By Argen Duncan: Freedom New Mexico

Like many military spouses, Kelly Madden celebrated Christmas while her husband was deployed overseas.

“My husband and I have been married for 2 1/2 years, and this is his first deployment,” she said.

Madden’s husband is an airman from Cannon Air Force Base.

Madden and her 14-month-old daughter went to North Carolina to visit family. Her sister flew to Clovis to travel along with Madden.

“The trip was good,” Madden said.

Cannon Spouses Club President Apryl Nenortas has spent two holiday seasons separated from her husband, Maj. Lee Nenortas. He was deployed in 2005 and recovering from a non-combat-related injury in Germany in 2006 while his family was in Turkey.

Nenortas has three children: Alex, 15, Erik, 10, and Andrew, 9.

“It can be frustrating, especially if the children are old enough to know Dad is missing,” she said.

The most challenging part of the holiday deployments for Nenortas is accomplishing the seasonal chores without her husband’s help, she said.

To manage the separation, some families celebrate early, and young children don’t know the difference, she said, while other families stay busy.

Once, Nenortas’ husband filmed a video of himself ahead of time so his family could watch it on Christmas Day.
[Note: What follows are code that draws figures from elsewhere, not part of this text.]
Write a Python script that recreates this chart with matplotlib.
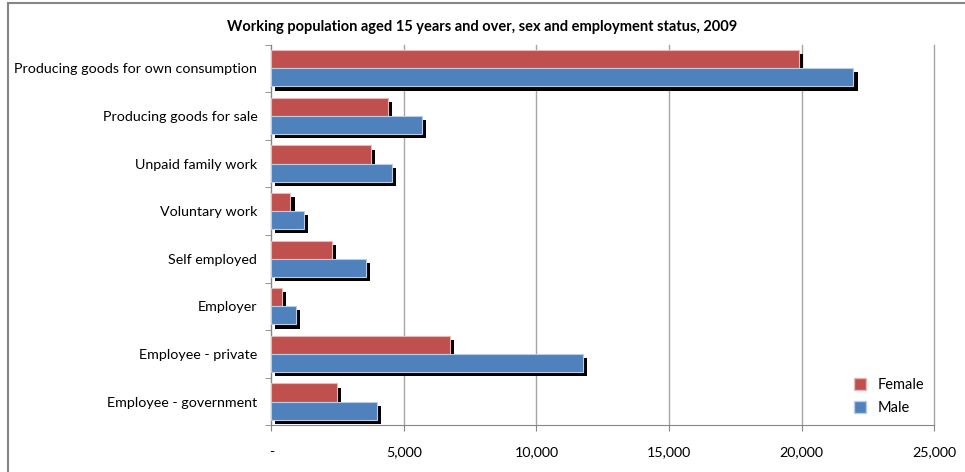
import numpy as np
import matplotlib.pyplot as plt
import matplotlib.patheffects as pe
from matplotlib.lines import Line2D

plt.rcParams['font.family'] = ['Lato', 'DejaVu Sans']

# data (persons)
categories = ["Producing goods for own consumption", "Producing goods for sale",
              "Unpaid family work", "Voluntary work", "Self employed",
              "Employer", "Employee - private", "Employee - government"]
female = [19900, 4410, 3760, 720, 2290, 400, 6740, 2490]
male = [21950, 5670, 4560, 1220, 3570, 930, 11750, 3970]
xticks = [0, 5000, 10000, 15000, 20000, 25000]
xticklabels = ["-", "5,000", "10,000", "15,000", "20,000", "25,000"]

red = "#C0504D"
blue = "#4F81BD"

fig = plt.figure(figsize=(9.65, 4.72), dpi=100)
ax = fig.add_axes([0.2811, 0.0989, 0.6871, 0.8068])

y = np.arange(len(categories))
h = 0.38
shadow = [pe.SimplePatchShadow(offset=(3, -3), shadow_rgbFace='black', alpha=1.0), pe.Normal()]
ax.barh(y - 0.19, female, height=h, color=red, edgecolor="#E6B9B8", linewidth=0.8,
        label="Female", path_effects=shadow, zorder=3)
ax.barh(y + 0.19, male, height=h, color=blue, edgecolor="#B9CDE5", linewidth=0.8,
        label="Male", path_effects=shadow, zorder=3)

ax.set_xlim(0, 25000)
ax.set_ylim(len(categories) - 0.5, -0.5)
ax.set_xticks(xticks)
ax.set_xticklabels(xticklabels, fontsize=10.3)
ax.set_yticks(y)
ax.set_yticklabels(categories, fontsize=10.3)
ax.set_yticks(np.arange(len(categories) + 1) - 0.5, minor=True)
ax.tick_params(axis='y', which='major', length=0, pad=10)
ax.tick_params(axis='y', which='minor', length=4, color="#868686", direction='out')
ax.tick_params(axis='x', length=4, color="#868686", pad=11)
for gl in ax.get_xticks():
    ax.axvline(gl, color="#A6A6A6", linewidth=1, zorder=0, clip_on=False)
ax.set_axisbelow(True)
for s in ['top', 'right']:
    ax.spines[s].set_visible(False)
for s in ['left', 'bottom']:
    ax.spines[s].set_color("#868686")

handles = [Line2D([], [], marker='s', linestyle='', markersize=8, color=red, markeredgecolor="#E6B9B8"),
           Line2D([], [], marker='s', linestyle='', markersize=8, color=blue, markeredgecolor="#B9CDE5")]
ax.legend(handles, ["Female", "Male"], loc='lower right', bbox_to_anchor=(1.0, 0.0),
          frameon=False, fontsize=10.5, handletextpad=0.2, labelspacing=0.6, borderpad=0.2)

fig.text(0.5, 0.943, "Working population aged 15 years and over, sex and employment status, 2009",
         ha='center', va='center', fontsize=10.5, fontweight='bold')

# outer chart border (top and left visible)
fig.add_artist(Line2D([0.0085, 1.0], [0.9935, 0.9935], color="#868686", linewidth=1.5))
fig.add_artist(Line2D([0.0085, 0.0085], [0.0, 0.9935], color="#868686", linewidth=1.5))

fig.savefig("out.png", dpi=100)
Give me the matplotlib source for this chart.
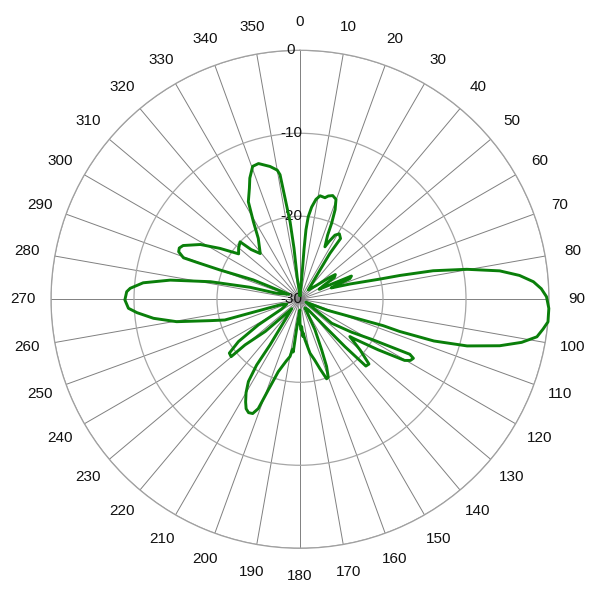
import numpy as np
import matplotlib
matplotlib.use("Agg")
import matplotlib.pyplot as plt

# trace of the pattern in order (angle in degrees, level in dB)
angles_deg = [
    0.0, 4.0, 4.7, 4.6, 4.9, 5.7, 7.2, 9.1, 11.0, 13.8, 15.3, 17.5, 19.8, 21.4,
    22.6, 23.3, 25.4, 26.7, 28.6, 31.0, 33.7, 33.5, 33.1, 34.3, 41.7,
    50.0, 53.5, 55.0, 57.5, 60.0, 62.5, 64.5, 65.7, 67.5, 68.5, 70.0,
    73.0, 75.8, 76.6, 77.9, 79.8, 81.9, 83.8, 85.7, 87.5, 89.4, 92.1, 95.2,
    97.0, 99.0, 101.0, 103.1, 105.6, 107.3, 107.9, 107.6, 109.0, 112.0, 116.0,
    127.1, 122.5, 119.2, 117.6, 116.6, 117.5, 119.0, 120.3, 122.9, 126.2,
    126.8, 130.2, 133.2, 135.4, 136.5, 137.6, 142.0, 150.0,
    153.9, 156.8, 158.4, 160.1, 161.5, 164.0, 166.5, 169.5, 173.0, 174.5,
    175.5, 176.5, 178.0, 180.0, 181.0,
    186.5, 187.3, 188.6, 189.9, 192.5, 196.7, 199.3, 200.9, 202.5, 204.4,
    206.2, 207.9, 210.0, 212.1, 213.4, 213.3, 216.0, 221.0,
    227.2, 230.3, 230.2, 232.7, 235.5, 238.4, 242.0, 250.0,
    254.3, 254.5, 254.6, 256.6, 259.7, 262.6, 265.3, 267.0, 269.8, 272.5,
    273.7, 276.0, 278.4, 281.1, 283.5, 284.4, 294.0,
    292.5, 290.1, 289.7, 289.6, 291.4, 293.0, 294.7, 298.8, 302.5, 305.2,
    306.5, 309.6, 313.8, 315.5, 319.0,
    325.6, 329.0, 332.1, 335.5, 337.5, 340.4, 343.0, 347.3, 350.0, 350.9,
    351.6, 352.7, 353.3, 352.7, 360.0,
]
gain_db = [
    -29.5, -28.9, -26.1, -24.0, -21.6, -20.0, -18.8, -17.8, -17.3, -17.4, -17.1, -16.9, -17.2, -18.4,
    -20.1, -21.6, -23.0, -22.2, -21.2, -20.8, -21.2, -22.2, -23.4, -25.7, -28.5,
    -27.4, -25.6, -24.8, -25.1, -26.8, -27.4, -25.6, -23.2, -23.5, -25.0, -26.0,
    -23.7, -20.1, -17.6, -13.6, -9.6, -5.7, -3.4, -1.8, -0.9, -0.3, 0.0, 0.0,
    -0.5, -1.1, -2.8, -5.3, -9.1, -13.1, -17.4, -19.5, -23.6, -26.5, -29.2,
    -25.2, -22.6, -20.1, -17.6, -15.2, -14.6, -14.8, -15.4, -18.8, -22.0,
    -22.5, -20.5, -18.6, -18.7, -22.1, -25.5, -28.4, -28.8,
    -25.9, -23.4, -21.3, -20.0, -19.9, -21.3, -22.5, -23.4, -25.1, -25.9,
    -25.5, -26.7, -26.3, -27.1, -28.7,
    -26.5, -23.6, -23.9, -23.0, -22.4, -20.9, -18.4, -15.9, -15.1, -15.0,
    -15.3, -16.0, -17.0, -18.3, -20.5, -23.4, -26.9, -28.5,
    -24.3, -21.4, -19.2, -19.3, -21.0, -24.1, -27.5, -28.3,
    -27.6, -22.9, -20.6, -18.9, -14.9, -12.2, -10.3, -9.3, -8.9, -9.1,
    -9.5, -11.0, -14.2, -19.0, -23.8, -27.1, -28.5,
    -23.9, -19.7, -16.8, -15.1, -14.3, -14.2, -14.5, -16.3, -18.6, -20.2,
    -20.8, -20.4, -20.0, -21.6, -22.7,
    -21.1, -19.1, -16.7, -15.3, -14.2, -13.0, -12.9, -13.6, -14.2, -14.8,
    -17.7, -20.6, -23.8, -27.4, -29.5,
]

angle_ticks = list(range(0, 360, 10))
ring_levels = [-30, -20, -10, 0]

plt.rcParams['font.family'] = ['Liberation Sans', 'DejaVu Sans']

fig = plt.figure(figsize=(6, 6), dpi=100)
ax = fig.add_axes([0.085, 0.0862, 0.83, 0.83], projection='polar')
ax.set_theta_zero_location('N')
ax.set_theta_direction(-1)
ax.set_ylim(-30, 0)

ax.set_xticks(np.deg2rad(angle_ticks))
ax.set_xticklabels([])
ax.set_yticks(ring_levels)
ax.set_yticklabels([])
ax.tick_params(length=0)
ax.xaxis.grid(True, color='#808080', linewidth=0.7)
ax.yaxis.grid(True, color='#a6a6a6', linewidth=0.9)
ax.spines['polar'].set_color('#a0a0a0')
ax.spines['polar'].set_linewidth(0.9)

# angle labels outside the outer ring
for a in angle_ticks:
    ax.text(np.deg2rad(a), 3.35, str(a), ha='center', va='center', fontsize=11, color='#111111')

# level labels along the 0 spoke
for v in ring_levels:
    ax.annotate(str(v), xy=(0, v), xytext=(-9, 0), textcoords='offset pixels',
                ha='center', va='center', fontsize=11, color='#111111', zorder=3)

ax.plot(np.deg2rad(angles_deg), gain_db, color='#0a7f0a', linewidth=2.1,
        solid_joinstyle='round', clip_on=False, zorder=5)

fig.savefig('out.png', dpi=100)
The other year, he spoke to the children on the speaker phone on Christmas Day.

“Usually we get together with other military families,” Nenortas said. “Especially in 2006, when we were in Turkey and too far away to come home, we made family out of the other military families and celebrated Christmas with them.”

New Years Day can also be challenging, Nenortas said, but she keeps the celebration simple and the children aren’t as bothered by their father’s absence. She also takes advantage of church programs to keep the boys busy on that day.

“My advice would be to stay busy, very busy, and take advantage of the programs on base,” Nenortas said of recommendations to military spouses learning to handle a deployment.

Cannon has many free activities for military families and there are even more overseas, she said.

Nenortas said although her family hasn’t used it, Cannon also has a video phone so personnel and their families can see each other live for free anytime. However, she said there’s sometimes a line to use it.

In addition, Nenortas mentioned a money-saving option for families who want to travel for the holidays. If their service member has been deployed overseas for more than 60 consecutive days, the family can take military flights with available space.

Nenortas also advised spouses to get to know their neighbors because those neighbors could become family.